We trust that all the alarm bells that go off in samsara, that go off in the circuits of our body, are false alarms. That no phenomena will hurt me, and so I don't need to tend to it. There's a kind of relinquishment, the silence of letting go, letting phenomena fade and thin out. There's so much relief in not measuring. I have a measuring mind, and there's so much relief in not measuring, not being measured by the world.
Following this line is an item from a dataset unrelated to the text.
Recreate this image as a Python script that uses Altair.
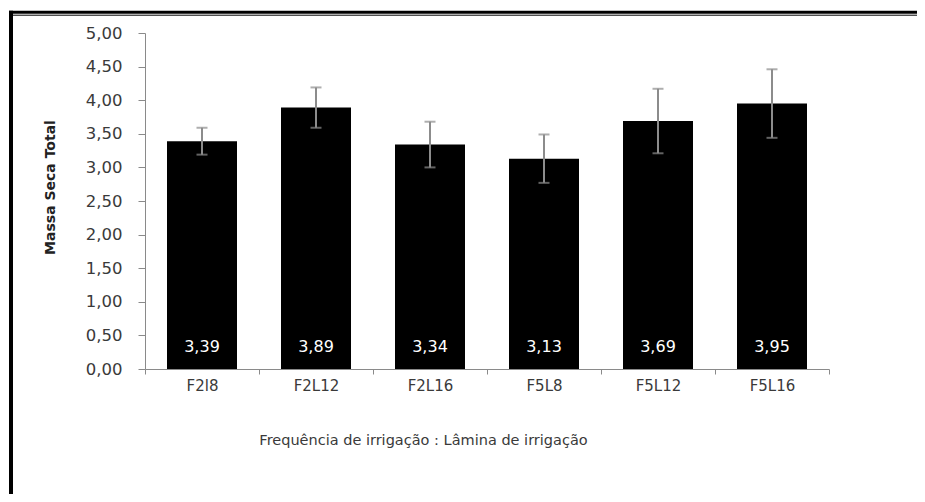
import altair as alt
import pandas as pd

categories = ["F2l8", "F2L12", "F2L16", "F5L8", "F5L12", "F5L16"]
means = [3.39, 3.89, 3.34, 3.13, 3.69, 3.95]
errors = [0.20, 0.30, 0.34, 0.36, 0.48, 0.51]
y_ticks = [0.0, 0.5, 1.0, 1.5, 2.0, 2.5, 3.0, 3.5, 4.0, 4.5, 5.0]

df = pd.DataFrame({"cat": categories, "mean": means, "err": errors})
df["lo"] = df["mean"] - df["err"]
df["hi"] = df["mean"] + df["err"]
df["label"] = df["mean"].map(lambda v: f"{v:.2f}".replace(".", ","))
df["base"] = 0.0

FONT = "DejaVu Sans"
AXIS_GRAY = "#8a8a8a"
TEXT = "#3a3a3a"

x_axis = alt.Axis(
    title="Frequência de irrigação : Lâmina de irrigação",
    labelAngle=0,
    tickBand="extent",
    tickSize=5,
    tickColor=AXIS_GRAY,
    domainColor=AXIS_GRAY,
    labelFont=FONT,
    labelFontSize=15,
    labelColor=TEXT,
    labelPadding=4,
    titleFont=FONT,
    titleFontSize=14.5,
    titleFontWeight="normal",
    titleColor=TEXT,
    titleX=278,
    titleY=71,
    titleAlign="center",
    titleBaseline="middle",
)
x_scale = alt.Scale(paddingInner=0, paddingOuter=0)

y_axis = alt.Axis(
    title="Massa Seca Total",
    values=y_ticks,
    labelExpr="replace(format(datum.value, '.2f'), '.', ',')",
    labelOverlap=False,
    grid=False,
    tickSize=7,
    tickColor=AXIS_GRAY,
    domainColor=AXIS_GRAY,
    labelFont=FONT,
    labelFontSize=16.5,
    labelColor=TEXT,
    labelPadding=16,
    titleFont=FONT,
    titleFontSize=14,
    titleFontWeight="bold",
    titleColor="#222222",
    titleAngle=-90,
    titleX=-95,
    titleY=154,
    titleAlign="center",
    titleBaseline="middle",
)
y_scale = alt.Scale(domain=[0, 5], nice=False, zero=True)


def xe():
    return alt.X("cat:N", sort=categories, scale=x_scale, axis=x_axis)


def ye(field):
    return alt.Y(field, type="quantitative", scale=y_scale, axis=y_axis)


bars = alt.Chart(df).mark_bar(color="black", size=70).encode(x=xe(), y=ye("mean"))

err_rule = alt.Chart(df).mark_rule(color="#8c8c8c", strokeWidth=2).encode(
    x=xe(), y=ye("lo"), y2="hi:Q"
)
cap_hi = alt.Chart(df).mark_tick(color="#8c8c8c", size=11, thickness=2, orient="horizontal").encode(
    x=xe(), y=ye("hi")
)
cap_lo = alt.Chart(df).mark_tick(color="#8c8c8c", size=11, thickness=2, orient="horizontal").encode(
    x=xe(), y=ye("lo")
)

labels = alt.Chart(df).mark_text(
    color="white", font=FONT, fontSize=16, baseline="middle", align="center", dy=-22
).encode(x=xe(), y=ye("base"), text="label:N")

frame_df = pd.DataFrame({"k": [0]})
top_thick = alt.Chart(frame_df).mark_rule(color="black", strokeWidth=3).encode(
    x=alt.value(-136), x2=alt.value(800), y=alt.value(-20.8)
)
top_thin = alt.Chart(frame_df).mark_rule(color="black", strokeWidth=1).encode(
    x=alt.value(-134), x2=alt.value(800), y=alt.value(-17.8)
)
left_thick = alt.Chart(frame_df).mark_rule(color="black", strokeWidth=4).encode(
    x=alt.value(-134), y=alt.value(-22.3), y2=alt.value(520)
)

chart = alt.layer(
    bars, err_rule, cap_hi, cap_lo, labels, top_thick, top_thin, left_thick
).properties(
    width=684,
    height=336,
    autosize=alt.AutoSizeParams(type="none"),
    padding={"left": 137, "top": 25, "right": 88, "bottom": 125},
).configure(background="white").configure_view(stroke=None)

chart.save("out.html", embed_options={"renderer": "svg", "actions": False})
And then distinctions are reborn here and there—body and mind, you and me, liking and disliking—but it's hard to forget just how simple the mind can be and how free one might be when measurement goes silent. This sounds maybe like, "Oh, these are rarified states or something to crave," but we don't crave our way to non-measurement. This is more measurement. We don't crave rarified states for themselves or to solve our problems. We really honor the immeasurable mind. We honor rarified states for the gentle, tender shadow that they cast over the rest of our lives. The way our measurement is haunted by the immeasurables.

So I offer this for your consideration. It's sweet to think of you wherever you are. And even though we're on like an eight-second time delay, it feels very intimate right now.

Okay, see you next week.


Footnotes

  1. Samsara: In Buddhism, the beginningless cycle of repeated birth, mundane existence, and dying again. It is considered to be dukkha, suffering, and unsatisfactory.
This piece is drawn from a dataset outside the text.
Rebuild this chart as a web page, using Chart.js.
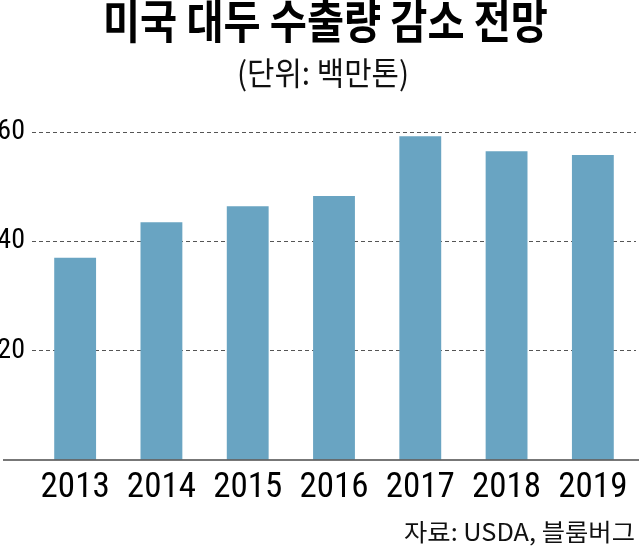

  2. Matthieu Ricard: A French writer, photographer, translator and Buddhist monk who resides at Shechen Tennyi Dargyeling Monastery in Nepal.

  3. Godatta Sutta: A discourse from the Pali Canon (Samyutta Nikaya 42.6) where the Buddha uses the concept of measurement to explain the nature of greed, aversion, and delusion.
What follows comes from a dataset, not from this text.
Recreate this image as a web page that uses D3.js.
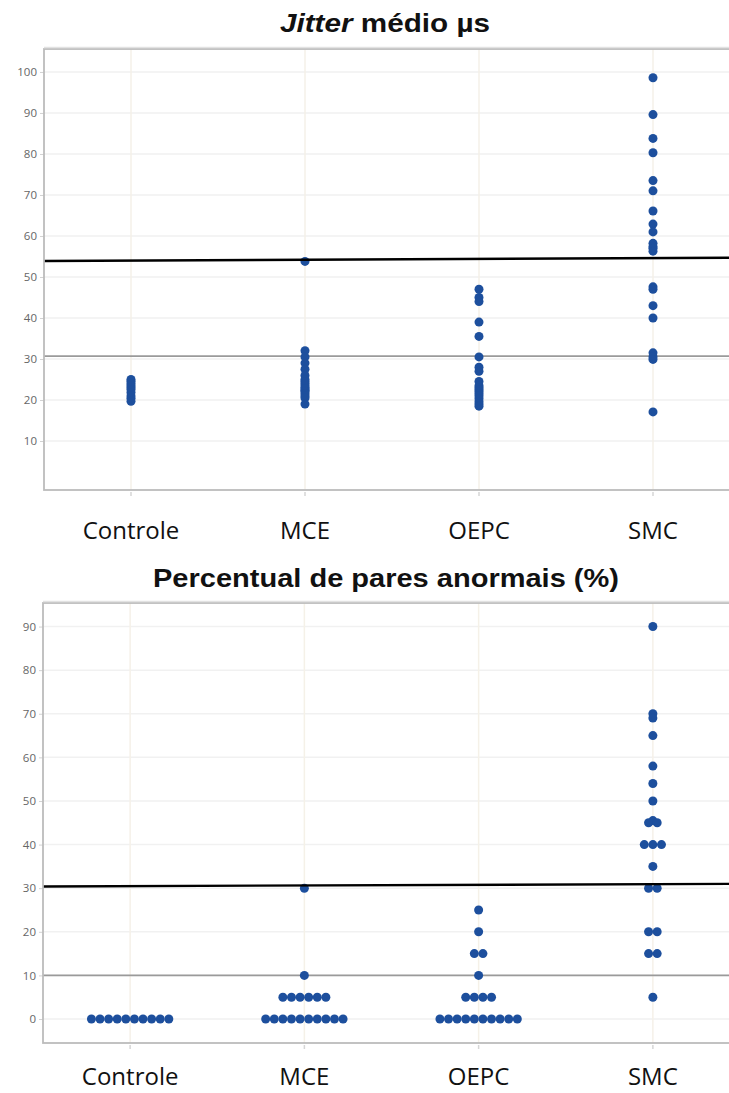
<!DOCTYPE html>
<html>
<head>
<meta charset="utf-8">
<script src="https://cdn.jsdelivr.net/npm/d3@7"></script>
<style>
  body { margin: 0; background: #fff; }
  svg { display: block; }
</style>
</head>
<body>
<svg id="chart" width="729" height="1093"></svg>
<script>
// ---- data ----
const groups = ["Controle", "MCE", "OEPC", "SMC"];

// mean jitter (µs) per subject
const jitterControle = [25, 24.6, 24, 23.5, 23, 22.5, 21.8, 21, 20.4, 19.7];
const jitterMCE = [53.8, 32, 30.5, 29, 27.5, 26, 25, 24.5, 24, 23.5, 23, 22.7, 22.3, 22, 21.5, 21, 20.5, 19];
const jitterOEPC = [47, 45, 44, 39, 35.5, 30.5, 28, 27, 24.5, 23.5, 23, 22.5, 22, 21.5, 21, 20.3, 19.6, 19, 18.5];
const jitterSMC = [98.6, 89.6, 83.8, 80.3, 73.5, 71, 66.1, 62.9, 61, 58.2, 57.4, 57, 56.3, 47.6, 47, 43, 40, 31.5, 30.5, 29.9, 17.1];

// percentage of abnormal pairs per subject
const pctControle = [0, 0, 0, 0, 0, 0, 0, 0, 0, 0];
const pctMCE = [30, 10, 5, 5, 5, 5, 5, 5, 0, 0, 0, 0, 0, 0, 0, 0, 0, 0];
const pctOEPC = [25, 20, 15, 15, 10, 5, 5, 5, 5, 0, 0, 0, 0, 0, 0, 0, 0, 0, 0];
const pctSMC = [90, 70, 69, 65, 58, 54, 50, 45.5, 45, 45, 40, 40, 40, 35, 30, 30, 20, 20, 15, 15, 5];

const jitterTicks = [10, 20, 30, 40, 50, 60, 70, 80, 90, 100];
const pctTicks = [0, 10, 20, 30, 40, 50, 60, 70, 80, 90];

// reference lines: black line given by its left and right end values
const jitterRefLine = [53.9, 54.7];
const jitterGreyLine = 30.7;
const pctRefLine = [30.4, 31.0];
const pctGreyLine = 10;

// ---- drawing ----
const svg = d3.select("#chart");
const DOT_R = 4.5;
const DOT_STEP = 8.6;
const DOT_COLOR = "#1d4f9d";

function panel(cfg) {
  const g = svg.append("g");
  const x = d3.scalePoint().domain(groups).range([cfg.left, cfg.right]).padding(0.5);
  const y = d3.scaleLinear().domain(cfg.domain).range([cfg.bottom, cfg.top]);

  // plot background and faint grid
  g.append("rect")
    .attr("x", cfg.left).attr("y", cfg.top)
    .attr("width", cfg.right - cfg.left).attr("height", cfg.bottom - cfg.top)
    .attr("fill", "#fff");

  g.selectAll(".hgrid").data(cfg.ticks).join("line")
    .attr("x1", cfg.left).attr("x2", cfg.right)
    .attr("y1", d => y(d)).attr("y2", d => y(d))
    .attr("stroke", "#f1f1f1").attr("stroke-width", 1.5);

  g.selectAll(".vgrid").data(groups).join("line")
    .attr("x1", d => x(d)).attr("x2", d => x(d))
    .attr("y1", cfg.top).attr("y2", cfg.bottom)
    .attr("stroke", "#f5f1e8").attr("stroke-width", 1.5);

  // y axis: labels and tiny ticks
  const yAxis = d3.axisLeft(y).tickValues(cfg.ticks).tickSize(4).tickPadding(3);
  const ya = g.append("g").attr("transform", `translate(${cfg.left},0)`).call(yAxis);
  ya.select(".domain").remove();
  ya.selectAll(".tick line").attr("stroke", "#d2d2d2");
  ya.selectAll(".tick text")
    .attr("fill", "#666")
    .style("font-family", "'Open Sans', sans-serif")
    .style("font-size", "11.5px");

  // x axis: tiny ticks under the frame and category labels
  g.selectAll(".xtick").data(groups).join("line")
    .attr("x1", d => x(d)).attr("x2", d => x(d))
    .attr("y1", cfg.bottom + 2).attr("y2", cfg.bottom + 6)
    .attr("stroke", "#d6d6d6").attr("stroke-width", 1.5);

  g.selectAll(".xlabel").data(groups).join("text")
    .attr("x", d => x(d)).attr("y", cfg.labelY)
    .attr("text-anchor", "middle")
    .attr("fill", "#111")
    .style("font-family", "'Open Sans', sans-serif")
    .style("font-size", "24px")
    .text(d => d);

  // thin grey reference line
  g.append("line")
    .attr("x1", cfg.left).attr("x2", cfg.right)
    .attr("y1", y(cfg.greyLine)).attr("y2", y(cfg.greyLine))
    .attr("stroke", "#9a9a9a").attr("stroke-width", 1.6);

  // dots: equal values share a centred row
  cfg.series.forEach((vals, i) => {
    const cat = groups[i];
    const counts = d3.rollup(vals, v => v.length, d => d);
    const seen = new Map();
    const pts = vals.map(v => {
      const n = counts.get(v);
      const k = seen.get(v) || 0;
      seen.set(v, k + 1);
      return { v, dx: (k - (n - 1) / 2) * DOT_STEP };
    });
    g.selectAll(null).data(pts).join("circle")
      .attr("cx", d => x(cat) + d.dx)
      .attr("cy", d => y(d.v))
      .attr("r", DOT_R)
      .attr("fill", DOT_COLOR);
  });

  // black reference line
  g.append("line")
    .attr("x1", cfg.left).attr("x2", cfg.right)
    .attr("y1", y(cfg.refLine[0])).attr("y2", y(cfg.refLine[1]))
    .attr("stroke", "#000").attr("stroke-width", 2.4);

  // frame
  g.append("rect")
    .attr("x", cfg.left).attr("y", cfg.top)
    .attr("width", cfg.right - cfg.left).attr("height", cfg.bottom - cfg.top)
    .attr("fill", "none").attr("stroke", "#bcbcbc").attr("stroke-width", 1.8);
  g.append("line")
    .attr("x1", cfg.left).attr("x2", cfg.right)
    .attr("y1", cfg.top - 1.5).attr("y2", cfg.top - 1.5)
    .attr("stroke", "#e2e2e2").attr("stroke-width", 1.5);

  // title
  const t = svg.append("text")
    .attr("x", cfg.titleX).attr("y", cfg.titleY)
    .attr("text-anchor", "middle")
    .attr("textLength", cfg.titleWidth)
    .attr("lengthAdjust", "spacingAndGlyphs")
    .attr("fill", "#111")
    .style("font-family", "'Liberation Sans', Arial, sans-serif")
    .style("font-weight", "bold")
    .style("font-size", "25px");
  cfg.title.forEach(part => {
    t.append("tspan").style("font-style", part.italic ? "italic" : "normal").text(part.text);
  });
}

panel({
  left: 44, right: 740, top: 49, bottom: 490,
  domain: [-1.95, 105.6],
  ticks: jitterTicks,
  series: [jitterControle, jitterMCE, jitterOEPC, jitterSMC],
  refLine: jitterRefLine,
  greyLine: jitterGreyLine,
  labelY: 539,
  title: [{ text: "Jitter", italic: true }, { text: " médio µs", italic: false }],
  titleX: 385, titleY: 32, titleWidth: 210
});

panel({
  left: 43, right: 740, top: 603, bottom: 1043,
  domain: [-5.5, 95.4],
  ticks: pctTicks,
  series: [pctControle, pctMCE, pctOEPC, pctSMC],
  refLine: pctRefLine,
  greyLine: pctGreyLine,
  labelY: 1085,
  title: [{ text: "Percentual de pares anormais (%)", italic: false }],
  titleX: 386, titleY: 587, titleWidth: 466
});
</script>
</body>
</html>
  4. Brahmaviharas: The four "divine abodes" or "immeasurables" in Buddhism: loving-kindness (metta), compassion (karuna), sympathetic joy (mudita), and equanimity (upekkha).

  5. Metta-sahagatena: A Pali phrase meaning "accompanied by or imbued with loving-kindness (metta)." It describes a mind that is pervaded by goodwill.

  6. Samadhi: A state of meditative concentration or one-pointedness of mind. It is a key component of the Buddhist path.